Pierre-Carl Langlais

Head of Research

OpSci

Winner 2023

Pierre-Carl Langlais

What does social intelligence mean to you?

In the context of my work, social intelligence is largely about modeling the public sphere. I’m originally coming from a background in history and digital humanities. I did my thesis on new methodological tools to study the history of newspapers since the early 19th century and later on wrote a book about the long history of fake news before the Internet. Social media is not that different! They have become a huge part of our political and cultural landscape. Yet, they  can be easily manipulated, which also happened quite often in the traditional media in the past.

Now what’s fascinating with social media is that you can really “see” new ideas, communities and cultural representations emerging almost live. And thanks to the progress in artificial intelligence, we are having more and more tools at our disposal to explore this.

What motivates you in your work? What makes you want to keep working in social intelligence?

At the core, I have the conviction that social media is amazing at canalizing and gathering “collective” intelligence. But it’s not always easily visible and frequently derided. That’s something that has been made very tangible when Twitter had all these issues lately: people care about what they post here. And yet, there is surprisingly little way to archive or highlight all this, as preservation of social content is really poor and the filtering algorithms of the platforms.

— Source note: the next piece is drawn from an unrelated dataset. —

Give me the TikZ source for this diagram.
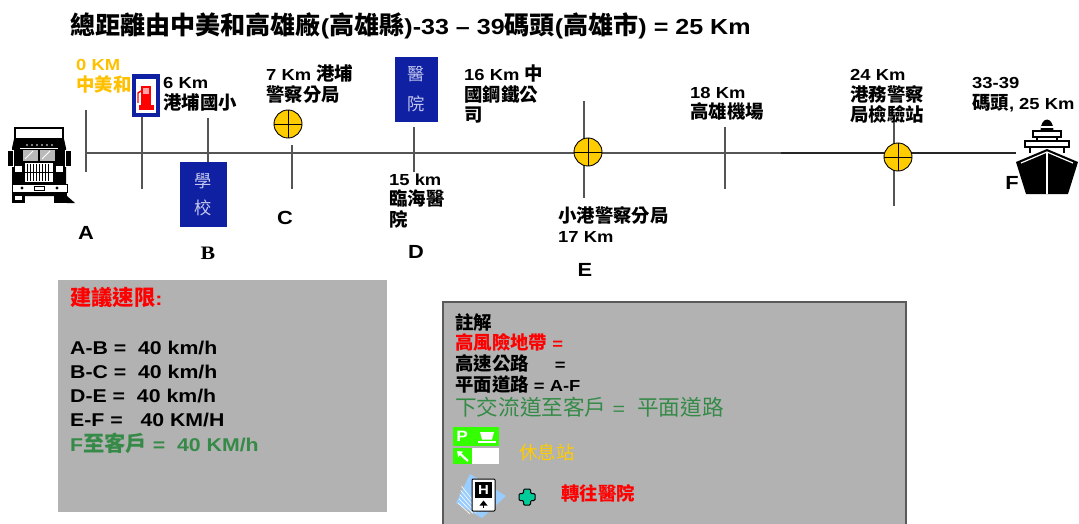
\documentclass[tikz,border=0pt]{standalone}
\usepackage{fontspec}
\usetikzlibrary{arrows.meta}
\setmainfont{Liberation Sans}[FakeStretch=1.15]
\newfontfamily\serifB{Liberation Serif}[FakeStretch=1.15]
\newfontfamily\cjkfont{Noto Sans CJK TC}[Scale=1.15]

% Automatic switch to the CJK family for ideographs
\XeTeXinterchartokenstate=1
\newXeTeXintercharclass\cjkcls
\count255=0
\loop\ifnum\count255<"3000 \XeTeXcharclass\count255=0 \advance\count255 by 1 \repeat
\count255="3000
\loop\ifnum\count255<"A000 \XeTeXcharclass\count255=\cjkcls \advance\count255 by 1 \repeat
\count255="FF00
\loop\ifnum\count255<"FFF0 \XeTeXcharclass\count255=\cjkcls \advance\count255 by 1 \repeat
\XeTeXinterchartoks 0 \cjkcls = {\begingroup\cjkfont}
\XeTeXinterchartoks 4095 \cjkcls = {\begingroup\cjkfont}
\XeTeXinterchartoks \cjkcls 0 = {\endgroup}
\XeTeXinterchartoks \cjkcls 4095 = {\endgroup}

\newcommand\fsz[2]{\fontsize{#1}{#2}\selectfont}

\definecolor{kmorange}{HTML}{FFC000}
\definecolor{signblue}{HTML}{0F20A2}
\definecolor{signtext}{HTML}{C3C8EE}
\definecolor{policeyellow}{HTML}{FFCC00}
\definecolor{linegray}{HTML}{555555}
\definecolor{boxgray}{HTML}{B2B2B2}
\definecolor{frame}{HTML}{5A5A5A}
\definecolor{notegreen}{HTML}{368A48}
\definecolor{restgreen}{HTML}{33FF00}
\definecolor{crossteal}{HTML}{00CC99}
\definecolor{fanblue}{HTML}{99CCFF}

\tikzset{
  % multi-line labels: the given point is the baseline of the last line
  lbl/.style={anchor=base west, align=left, inner sep=0, font=\bfseries\fsz{16}{20.5}},
  letter/.style={inner sep=0, font=\bfseries\fsz{19}{22}},
  sign/.style={fill=signblue, inner sep=0},
  signtxt/.style={text=signtext, align=center, font=\fsz{15}{27}},
  police/.style={circle, draw=black, line width=0.9, fill=policeyellow, minimum size=28, inner sep=0},
  tickline/.style={draw=linegray, line width=1.3},
  road/.style={draw=linegray, line width=1.4},
  roaddark/.style={draw=black!85, line width=1.6},
  speed/.style={anchor=base west, inner sep=0, font=\bfseries\fsz{18.5}{22}},
  note/.style={anchor=base west, inner sep=0, font=\bfseries\fsz{16}{20}},
}

\begin{document}
\begin{tikzpicture}[x=1pt,y=-1pt]
\useasboundingbox[fill=white] (0,0) rectangle (1079,524);

% ---------- title ----------
\node[anchor=base west, inner sep=0, font=\bfseries\fsz{21.8}{24}] (title) at (70,34.5)
  {總距離由中美和高雄廠(高雄縣)-33 – 39碼頭(高雄市) = 25 Km};

% ---------- road ----------
\coordinate (roadL) at (86,153);
\coordinate (roadM) at (781,153);
\coordinate (roadR) at (1016,153);
\draw[road] (roadL) -- (roadM);
\draw[roaddark] (roadM) -- (roadR);

% ticks along the road
\draw[tickline] (86,110) -- (86,172);
\draw[tickline] (142,117) -- (142,189);
\draw[tickline] (208,118) -- (208,162);
\draw[tickline] (292,145) -- (292,189);
\draw[tickline] (414,127) -- (414,172);
\draw[tickline] (584,101) -- (584,198);
\draw[tickline] (725,127) -- (725,189);
\draw[tickline] (894,116) -- (894,206);

% ---------- truck ----------
\begin{scope}
  \filldraw[fill=white, draw=black, line width=1.2] (15,128) rectangle (63,139);
  \fill[black] (14,139) -- (64,139) -- (66,148) -- (66,196) -- (12,196) -- (12,148) -- cycle;
  \foreach \i in {27,32,37,42,47,52} \fill[white] (\i,145) circle (0.9);
  \fill[white] (20,148) rectangle (58,149);
  \fill[gray!55] (23,150) rectangle (38,161);
  \fill[gray!55] (40,150) rectangle (55,161);
  \draw[white, line width=0.9] (25,159) -- (33,151) (42,159) -- (50,151);
  \filldraw[fill=black, draw=white, line width=0.8] (7,150) rectangle (13,166);
  \filldraw[fill=black, draw=white, line width=0.8] (65,150) rectangle (71,166);
  \fill[white] (25,163) rectangle (53,182);
  \foreach \i in {27.5,30.5,...,51} \draw[black, line width=0.9] (\i,164) -- (\i,181);
  \draw[black, line width=0.9] (25,172.5) -- (53,172.5);
  \fill[white] (15,166) rectangle (22,172);
  \fill[white] (56,166) rectangle (63,172);
  \filldraw[fill=white, draw=black, line width=0.8] (12,184) rectangle (67,192);
  \draw[black, line width=0.7] (34,186) rectangle (44,190);
  \fill[black] (22,188) circle (1.6) (57,188) circle (1.6);
  \fill[black] (12,192) rectangle (25,203);
  \fill[black] (54,192) rectangle (67,203);
  \fill[white] (15,196) rectangle (22,200);
  \fill[black] (67,196) -- (75,203) -- (67,203) -- cycle;
\end{scope}

% ---------- ship ----------
\node[inner sep=0, minimum width=60, minimum height=76] (ship) at (1047,156) {};
\begin{scope}
  \fill[black] (1040.5,130.5) arc[start angle=180, end angle=360, x radius=6.5, y radius=11] -- cycle;
  \fill[white] (1040.5,126.5) rectangle (1053.5,128);
  \filldraw[fill=white, draw=black, line width=1.3] (1033,131) rectangle (1061,137);
  \draw[black, line width=1.3] (1037,137) -- (1037,141) (1057,137) -- (1057,141);
  \filldraw[fill=white, draw=black, line width=1.3] (1025,141) rectangle (1069,147);
  \draw[black, line width=1.3] (1030,147) -- (1030,153) (1064,147) -- (1064,153);
  \fill[black] (1016,162) -- (1047,149) -- (1078,162) -- (1068,194) -- (1026,194) -- cycle;
  \draw[white, line width=1.2] (1021,163) -- (1047,152) -- (1073,163);
  \draw[white, line width=1.2] (1047,152) -- (1047,194);
\end{scope}

% ---------- signs ----------
\node[sign, minimum width=28, minimum height=43] (gas) at (146,95.5) {};
\fill[white] (136,79) rectangle (156,113);
\fill[red] (141,86) rectangle (151,107);
\fill[red!35] (143,88) rectangle (149,94);
\fill[red] (139,105) rectangle (154,110);
\draw[red, line width=1.4] (141,91) -- (138,93) -- (138,103);

\node[sign, minimum width=47, minimum height=65, signtxt] (school) at (203.5,194.5) {學\\校};
\node[sign, minimum width=43, minimum height=65, signtxt, font=\fsz{15}{30}] (hosp) at (416.5,89.5) {醫\\院};

% ---------- police stations ----------
\node[police] (polC) at (288,124) {};
\node[police] (polE) at (588,152) {};
\node[police] (polF) at (898,157) {};
\foreach \p in {polC,polE,polF}
  \draw[black, line width=0.9] (\p.north) -- (\p.south) (\p.west) -- (\p.east);

% ---------- labels ----------
\node[lbl, text=kmorange] (lA) at (76,91.5) {0 KM\\中美和};
\node[lbl] (lB) at (163,109.5) {6 Km\\港埔國小};
\node[lbl] (lC) at (266,101.5) {7 Km 港埔\\警察分局};
\node[lbl] (lD1) at (464,122) {16 Km 中\\國鋼鐵公\\司};
\node[lbl] (lD2) at (389,226) {15 km\\臨海醫\\院};
\node[lbl] (lE) at (558,242.5) {小港警察分局\\17 Km};
\node[lbl] (lAir) at (690,118.5) {18 Km\\高雄機場};
\node[lbl] (l24) at (850,122) {24 Km\\港務警察\\局檢驗站};
\node[lbl] (lF) at (972,109.5) {33-39\\碼頭, 25 Km};

\node[letter] (A) at (86,233) {A};
\node[letter, font=\serifB\bfseries\fsz{19}{22}] (B) at (208,253) {B};
\node[letter] (C) at (285,218) {C};
\node[letter] (D) at (416,252) {D};
\node[letter] (E) at (585,270) {E};
\node[letter] (F) at (1012,183) {F};

% ---------- speed limits ----------
\fill[boxgray] (58,280) rectangle (387,512);
\node[speed, text=red] (sT) at (70,305) {建議速限:};
\node[speed] (s1) at (70,354.5) {A-B = ~40 km/h};
\node[speed] (s2) at (70,378.5) {B-C = ~40 km/h};
\node[speed] (s3) at (70,402.5) {D-E = ~40 km/h};
\node[speed] (s4) at (70,426.5) {E-F = ~~40 KM/H};
\node[speed, text=notegreen] (s5) at (70,451) {F至客戶 = ~40 KM/h};

% ---------- legend ----------
\filldraw[fill=boxgray, draw=frame, line width=1.5] (443,302) rectangle (906,535);
\node[note] (n1) at (455,329) {註解};
\node[note, text=red] (n2) at (455,349) {高風險地帶 =};
\node[note] (n3) at (455,370) {高速公路\hspace{26pt}=};
\node[note] (n4) at (455,391) {平面道路 = A-F};
\node[note, text=notegreen, font=\fsz{18.8}{22}] (n5) at (455,415) {下交流道至客戶 = ~平面道路};

% rest area symbol
\fill[restgreen] (453,427) rectangle (499,446);
\node[inner sep=0, text=white, font=\bfseries\fsz{15}{16}] (pLetter) at (462,436.5) {P};
\fill[white] (480,432) -- (494,432) -- (492,439.5) -- (482,439.5) -- cycle;
\fill[white] (478,441) rectangle (496,443);
\fill[restgreen] (453,448) rectangle (472,464);
\fill[white] (472,448) rectangle (499,464);
\draw[white, line width=2.2, -{Triangle[width=7,length=5]}] (468,461) -- (457,451);
\node[note, text=policeyellow, font=\fsz{16}{20}] (rest) at (519,459) {休息站};

% hospital symbol
\fill[fanblue] (456,503) -- (470,474) -- (506,496) -- (482,518) -- cycle;
\foreach \i in {0,3,...,12}
  \draw[white, line width=0.6] (458+\i*0.3,503-\i*1.4) -- (470+\i,514-\i*0.2);
\filldraw[fill=white, draw=black, line width=1, rounded corners=1] (472,479) rectangle (495,511);
\fill[black] (475,482) rectangle (492,498);
\node[inner sep=0, text=white, font=\bfseries\fsz{13}{14}] (hLetter) at (483.5,490) {H};
\fill[black] (483.5,500.5) -- (487.5,505.5) -- (479.5,505.5) -- cycle;
\fill[black] (482.8,505) rectangle (484.2,508);
\filldraw[fill=crossteal, draw=black, line width=1, rounded corners=1.2]
  (523.5,489) -- (530.5,489) -- (530.5,493.5) -- (535,493.5) -- (535,500.5)
  -- (530.5,500.5) -- (530.5,505) -- (523.5,505) -- (523.5,500.5) -- (519,500.5)
  -- (519,493.5) -- (523.5,493.5) -- cycle;
\node[note, text=red, font=\bfseries\fsz{16}{20}] (hospTxt) at (561,500) {轉往醫院};
\end{tikzpicture}
\end{document}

Beyond our occasional projects at OpSci, we have started to create more general collections to ensure it could be used in the future even if the infrastructure of social networks comes to fail. We are also developing “alt-algorithms” and indicators, as a way to highlight aspects of the social media that may be lost in the feed.

It’s also a research motivation: social network studies is a very dynamic field with plenty of innovations going on. I really feel part of a collective journey and I also see how all the new methods and tools which create could be beneficial as well for plenty of other areas in social science and beyond.

What do you think makes you successful in your work?

I can roughly define my current expertise as “panoramic reading”: I basically create automated categorization systems that make it possible to browse a very large collection of texts, images or other “things”. What’s crucial is not only to have a rough idea of what are the most important topics or patterns, but to be able to zoom in on interesting things: new concepts emerging, influential debates or significant anomalies that may suggest that there has been some manipulation.

Besides that I have been passionate about digital media for a long time. I have been a contributor and admin on the French Wikipedia for a long time and care a lot about the “digital commons”, which also lives on private networks.

What are the key skills that have contributed to your success?

A combination of soft and “hard” skills. As I started my research career, it became obvious that the dramatic expansion of text and data available online created new opportunities. So I started working with all kinds of text mining tools and experienced the AI revolution from the inside, starting with “word embeddings” (which look now “dated” although they are less than 10 years old!) to BERT and GPT.

As of today, I am used to training and applying deep learning models. Thanks to the huge development in open source programs, it’s actually not that hard. Most of the work resides nowadays in the training and the documentation of the model inputs or outputs. In a weird twist, as the techniques have become more sophisticated, the focus turns more and more on qualitative expertise.

So aside from the technical aspect, being aware of the culture of social media and the way they work in practice is extremely important.

What makes social data special compared to other data sources?

I’ve worked with other very large digitized corpus (especially newspapers, but also literary fiction). Where social media stands out is not so much that they are big and contain a very diverse snapshot of what people think at a given time. It’s rather that they are so “alive” and all changes happen so quickly. It also brings immediate connections between so many different people and networks, which is not something that has happened before, with discussions that would be held in private professional circles which suddenly find themselves superimposed on the trending memes of the day.

There is some downside to it. For some project at OpSci we had started to have a longer time perspective on social media output, such as looking at the evolution of the representation and perception of nuclear energy on Twitter and Facebook for ten years. And this is hard! The infrastructure has been constantly evolving and most metrics are not very usable on a long term basis. I think in the coming years, there will be a real reflection over social networks as an “archive” but we are not there yet.

What does being a social intelligence pioneer mean in the context of your work?

Mostly a lot of freedom to analyze and to invent new methods. I would say that I spend a lot of time trying to “translate” a qualitative approach into models and algorithms.

This can be also a bit disturbing as the tools we have continue to evolve as we confront them to the actual data, trends or insights and get new ideas. This is really not about simply pushing a few buttons and getting the final output but more about constantly recreating the framework so that it matches what we want to do.

I think I have had some exposure to ways of working that may become much more widespread in the future, with the increasing progress and availability of AI.